Rocco Tanica (Ansa)
Editoriali
In difesa di Rocco Tanica, bannato per aver criticato Francesca Albanese
Nuovi servi del politicamente corretto: cancellare un artista perché ha espresso un giudizio polemico significa dichiarare che alcune figure sono intoccabili. E' l’idea del totem: non puoi nominarlo, non puoi ironizzarci sopra
Se osi dire che Francesca Albanese non è un totem, ti ritrovi subito nel girone dei dannati. Chiedetelo a Rocco Tanica, tastierista degli Elio e le Storie Tese, che per aver scritto che “è una compagna antisemita che sbaglia” è stato bandito da un festival, quello di Terre Tagliamento, come se avesse imbrattato la Gioconda. Il comunicato ufficiale è già un pezzo di cabaret: “Frasi volgari e sessiste incompatibili con i nostri valori”. Sessiste? Per aver usato il femminile di “compagno”? Forse avrebbero preferito la forma neutra, o magari la perifrasi “persona che sbaglia gentilmente ma con consapevolezza di genere”. La verità è che Tanica ha infranto il nuovo codice non scritto: si può ridere di papi, presidenti, cantanti di Sanremo, pure della gleba medievale, ma guai a criticare la relatrice Onu, guai esprimere dubbi su chi trasforma Israele in un nemico da abbattere. Quella no, quella è zona rossa.
Eppure, riletto con calma, il messaggio di Tanica era persino “gentile”: l’ha difesa dall’accusa di “idiota”, promuovendola a “compagna antisemita che sbaglia”. Il problema non è Albanese, che può rispondere e replicare. Il problema è la reazione: cancellare un artista perché ha espresso un giudizio polemico significa dichiarare che alcune figure sono intoccabili. E' l’idea del totem: non puoi sfiorarlo, non puoi nominarlo, non puoi ironizzarci sopra. Puoi solo inginocchiarti. Tanica non è un diplomatico, non è un professore di diritto internazionale: è un musicista satirico che da trent’anni prende in giro chiunque.
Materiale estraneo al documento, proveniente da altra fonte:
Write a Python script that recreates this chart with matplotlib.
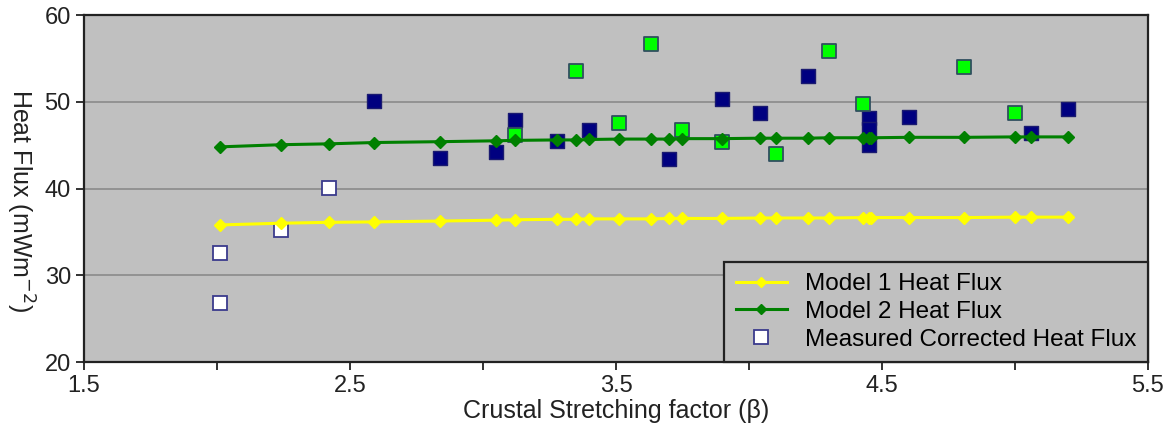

E proprio per questo, oggi, vale la pena difenderlo. Perché se persino chi ha inventato “Servi della gleba” deve diventare servo del politicamente corretto, allora vuol dire che la gleba ha vinto. E che i padroni di oggi non portano la frusta, ma il regolamento etico dei festival culturali. Ed è un paradosso che proprio lui, l’autore di un inno alla servitù ironica, venga silenziato dai nuovi padroni del pensiero. Morale: siamo tutti servi della gleba. Ma senza groove, e senza tastierista.